Si capisce quindi che questa parola è più che altro un’esigenza di tante persone che hanno bisogno di ridefinire le proprie certezze, che non si sentono più a proprio agio nella quotidianità che stanno vivendo: una quotidianità vissuta secondo ritmi frenetici, focalizzata sul raggiungimento di beni materiali, in cui si finisce per perdere la presa sulle relazioni umane (quando si è vittime dello stress da lavoro si rischia spesso di vedere gli altri passarci accanto come figure da un treno in corsa, diventare quasi evanescenti).

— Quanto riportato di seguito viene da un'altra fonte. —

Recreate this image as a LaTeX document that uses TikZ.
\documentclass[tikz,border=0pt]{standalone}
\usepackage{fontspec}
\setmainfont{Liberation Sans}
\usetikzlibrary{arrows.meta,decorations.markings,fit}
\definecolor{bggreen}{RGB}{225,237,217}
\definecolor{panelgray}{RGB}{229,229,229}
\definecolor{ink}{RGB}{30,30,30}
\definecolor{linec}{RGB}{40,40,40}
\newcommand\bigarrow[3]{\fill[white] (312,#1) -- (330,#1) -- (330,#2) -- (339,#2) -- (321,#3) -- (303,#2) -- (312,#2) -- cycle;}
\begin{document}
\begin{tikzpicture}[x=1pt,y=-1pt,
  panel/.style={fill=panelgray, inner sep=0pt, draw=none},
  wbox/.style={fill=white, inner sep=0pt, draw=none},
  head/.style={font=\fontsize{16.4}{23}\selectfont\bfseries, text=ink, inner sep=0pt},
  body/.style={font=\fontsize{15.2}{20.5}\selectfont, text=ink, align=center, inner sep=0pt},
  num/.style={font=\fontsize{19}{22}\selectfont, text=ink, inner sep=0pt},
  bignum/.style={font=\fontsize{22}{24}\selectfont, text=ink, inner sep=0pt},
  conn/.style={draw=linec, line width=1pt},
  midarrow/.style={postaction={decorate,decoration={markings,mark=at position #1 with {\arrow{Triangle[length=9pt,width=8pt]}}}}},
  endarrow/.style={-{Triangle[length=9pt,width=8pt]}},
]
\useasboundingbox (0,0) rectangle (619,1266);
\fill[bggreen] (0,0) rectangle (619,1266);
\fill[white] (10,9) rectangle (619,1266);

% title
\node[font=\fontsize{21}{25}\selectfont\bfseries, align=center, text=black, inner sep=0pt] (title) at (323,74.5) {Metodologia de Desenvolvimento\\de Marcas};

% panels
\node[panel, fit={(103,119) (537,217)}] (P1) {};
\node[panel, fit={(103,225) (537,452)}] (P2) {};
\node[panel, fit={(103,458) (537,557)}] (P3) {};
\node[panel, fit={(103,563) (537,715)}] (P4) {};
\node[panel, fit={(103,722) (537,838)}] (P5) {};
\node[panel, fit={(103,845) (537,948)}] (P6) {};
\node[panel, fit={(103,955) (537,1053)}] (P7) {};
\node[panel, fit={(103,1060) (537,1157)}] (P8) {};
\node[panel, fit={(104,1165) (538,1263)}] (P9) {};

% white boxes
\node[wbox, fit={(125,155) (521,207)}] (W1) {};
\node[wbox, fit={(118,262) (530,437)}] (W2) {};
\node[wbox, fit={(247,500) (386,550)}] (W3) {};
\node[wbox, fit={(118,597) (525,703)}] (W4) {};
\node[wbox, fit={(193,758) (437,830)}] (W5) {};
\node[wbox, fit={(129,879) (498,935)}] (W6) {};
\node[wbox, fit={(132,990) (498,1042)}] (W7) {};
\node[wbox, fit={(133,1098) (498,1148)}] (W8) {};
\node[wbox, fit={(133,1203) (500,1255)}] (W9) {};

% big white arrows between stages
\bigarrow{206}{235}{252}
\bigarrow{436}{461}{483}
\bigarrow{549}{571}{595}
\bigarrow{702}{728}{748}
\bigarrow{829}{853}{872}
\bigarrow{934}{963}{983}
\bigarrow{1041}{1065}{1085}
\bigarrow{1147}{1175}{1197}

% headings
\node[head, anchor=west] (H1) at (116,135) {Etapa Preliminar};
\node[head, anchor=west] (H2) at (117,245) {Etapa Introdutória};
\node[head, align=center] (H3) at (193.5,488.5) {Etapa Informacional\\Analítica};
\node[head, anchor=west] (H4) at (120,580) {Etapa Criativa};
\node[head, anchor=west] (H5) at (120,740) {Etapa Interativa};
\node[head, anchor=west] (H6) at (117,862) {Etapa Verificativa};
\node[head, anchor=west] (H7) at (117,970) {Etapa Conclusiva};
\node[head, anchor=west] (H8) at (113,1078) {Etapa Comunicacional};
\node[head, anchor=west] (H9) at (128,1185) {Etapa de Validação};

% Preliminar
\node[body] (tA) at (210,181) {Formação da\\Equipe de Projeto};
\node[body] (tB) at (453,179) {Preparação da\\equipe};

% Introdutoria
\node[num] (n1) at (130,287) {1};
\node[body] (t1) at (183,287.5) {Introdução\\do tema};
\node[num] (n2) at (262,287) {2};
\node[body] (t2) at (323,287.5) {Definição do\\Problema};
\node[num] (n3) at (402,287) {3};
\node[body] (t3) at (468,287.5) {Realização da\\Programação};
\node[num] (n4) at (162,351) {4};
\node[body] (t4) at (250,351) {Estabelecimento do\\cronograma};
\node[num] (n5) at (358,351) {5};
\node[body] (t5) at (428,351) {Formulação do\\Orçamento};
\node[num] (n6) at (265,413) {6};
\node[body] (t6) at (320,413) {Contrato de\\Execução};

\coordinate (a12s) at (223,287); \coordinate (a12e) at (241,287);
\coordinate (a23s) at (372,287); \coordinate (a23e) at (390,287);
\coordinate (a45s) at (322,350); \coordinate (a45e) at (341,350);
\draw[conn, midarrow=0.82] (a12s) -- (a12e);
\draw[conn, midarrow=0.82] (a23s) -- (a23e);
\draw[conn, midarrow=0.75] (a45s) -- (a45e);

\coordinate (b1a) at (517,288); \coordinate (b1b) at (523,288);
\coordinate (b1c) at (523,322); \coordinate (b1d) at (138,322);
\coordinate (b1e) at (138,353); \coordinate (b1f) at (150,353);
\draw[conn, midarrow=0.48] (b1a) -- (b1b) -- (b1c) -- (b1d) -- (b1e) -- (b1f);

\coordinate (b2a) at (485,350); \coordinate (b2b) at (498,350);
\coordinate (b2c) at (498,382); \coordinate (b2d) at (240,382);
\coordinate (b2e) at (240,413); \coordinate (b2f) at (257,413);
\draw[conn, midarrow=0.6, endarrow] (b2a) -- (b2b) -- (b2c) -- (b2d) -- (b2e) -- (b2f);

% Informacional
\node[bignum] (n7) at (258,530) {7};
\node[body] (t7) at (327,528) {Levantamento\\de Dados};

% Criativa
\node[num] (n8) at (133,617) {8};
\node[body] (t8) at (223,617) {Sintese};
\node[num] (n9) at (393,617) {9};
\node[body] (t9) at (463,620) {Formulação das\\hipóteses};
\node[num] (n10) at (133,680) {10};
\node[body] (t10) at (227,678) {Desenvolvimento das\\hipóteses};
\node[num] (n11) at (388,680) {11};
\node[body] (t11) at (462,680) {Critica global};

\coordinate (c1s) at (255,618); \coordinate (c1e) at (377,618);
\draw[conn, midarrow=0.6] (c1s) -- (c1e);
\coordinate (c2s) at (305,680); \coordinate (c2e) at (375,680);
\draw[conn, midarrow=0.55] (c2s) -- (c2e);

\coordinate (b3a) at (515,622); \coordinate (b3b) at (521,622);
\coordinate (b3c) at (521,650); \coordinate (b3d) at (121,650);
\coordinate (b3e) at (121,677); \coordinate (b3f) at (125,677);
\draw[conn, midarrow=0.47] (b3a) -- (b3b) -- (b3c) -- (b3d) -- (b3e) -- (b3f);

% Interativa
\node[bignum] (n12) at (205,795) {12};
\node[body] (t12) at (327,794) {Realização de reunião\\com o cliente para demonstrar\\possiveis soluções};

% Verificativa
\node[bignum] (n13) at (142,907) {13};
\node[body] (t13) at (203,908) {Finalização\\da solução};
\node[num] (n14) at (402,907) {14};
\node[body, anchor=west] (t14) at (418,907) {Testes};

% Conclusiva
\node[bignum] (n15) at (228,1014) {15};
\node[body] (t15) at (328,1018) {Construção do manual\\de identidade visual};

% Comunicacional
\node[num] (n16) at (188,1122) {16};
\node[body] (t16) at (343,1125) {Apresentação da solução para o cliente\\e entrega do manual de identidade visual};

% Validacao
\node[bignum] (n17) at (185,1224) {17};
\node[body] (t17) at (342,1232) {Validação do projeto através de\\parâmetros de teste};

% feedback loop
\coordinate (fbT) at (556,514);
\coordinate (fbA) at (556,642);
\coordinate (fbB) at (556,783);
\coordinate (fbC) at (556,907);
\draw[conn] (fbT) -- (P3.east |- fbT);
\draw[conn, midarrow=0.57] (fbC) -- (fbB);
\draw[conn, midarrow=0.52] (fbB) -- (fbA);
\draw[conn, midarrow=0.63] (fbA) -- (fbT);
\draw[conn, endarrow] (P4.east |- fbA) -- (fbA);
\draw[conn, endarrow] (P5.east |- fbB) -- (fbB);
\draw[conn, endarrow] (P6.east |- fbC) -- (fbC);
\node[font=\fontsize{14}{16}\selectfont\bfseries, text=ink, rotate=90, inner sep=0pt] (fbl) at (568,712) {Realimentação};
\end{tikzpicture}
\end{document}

Il virtuale che potenzia il reale
Contrariamente a quello che potrebbe sembrare a una prima osservazione terminologica, il cosiddetto telelavoro, la possibilità di lavorare in remoto inaugurata dai sistemi di virtualizzazione e dalle tecnologie cloud, e resa più facile dalla nascita di servizi come il segretariato a distanza e gli uffici a tempo, più che “virtualizzare” la realtà offre a molti la possibilità di riappropriarsi della propria vita, darle un volto più concreto. Potendo lavorare da qualsiasi luogo, senza dover rispettare dress code o imposizioni di orari, si guadagna quella “distanza” dalle consuete abitudini lavorative che ci permette di riscoprire la “vita vera”, dedicare più tempo agli affetti e nutrire la nostra mente con ciò che davvero ci interessa.
Non solo, il vantaggio è anche per chi si avvale dei servizi di questa nuova “generazione” di lavoratori: un datore di lavoro che scelga di avvalersi delle competenze professionali di un location independent o di un’assistente virtuale potrà infatti beneficiare di una maggiore flessibilità e di una significativa riduzione dei costi: non avendo il personale in sede, potrà fare a meno di pagare l’affitto degli uffici, acquistare computer, apparecchiature o software. Insomma, chi sceglie di lasciare il posto fisso per svolgere un lavoro indipendente e “nomade”, non contribuisce solo alla propria emancipazione personale, ma anche al cambiamento del tessuto della piccola imprenditoria del nostro Paese: rendendola più flessibile, avvicinandola al Web e alle potenzialità delle nuove tecnologie, “allenandola” quindi al cambiamento.
Tutto questo fa pensare alla nascita di quello che mi piacerebbe definire un nuovo Illuminismo lavorativo. Ricordate Kant? Sapere aude! Abbi il coraggio di servirti della tua propria intelligenza! Applicato al mondo del lavoro, il motto dell’Illuminismo suona più o meno così: Abbi il coraggio di intraprendere la tua vita, non farla intraprendere dagli altri!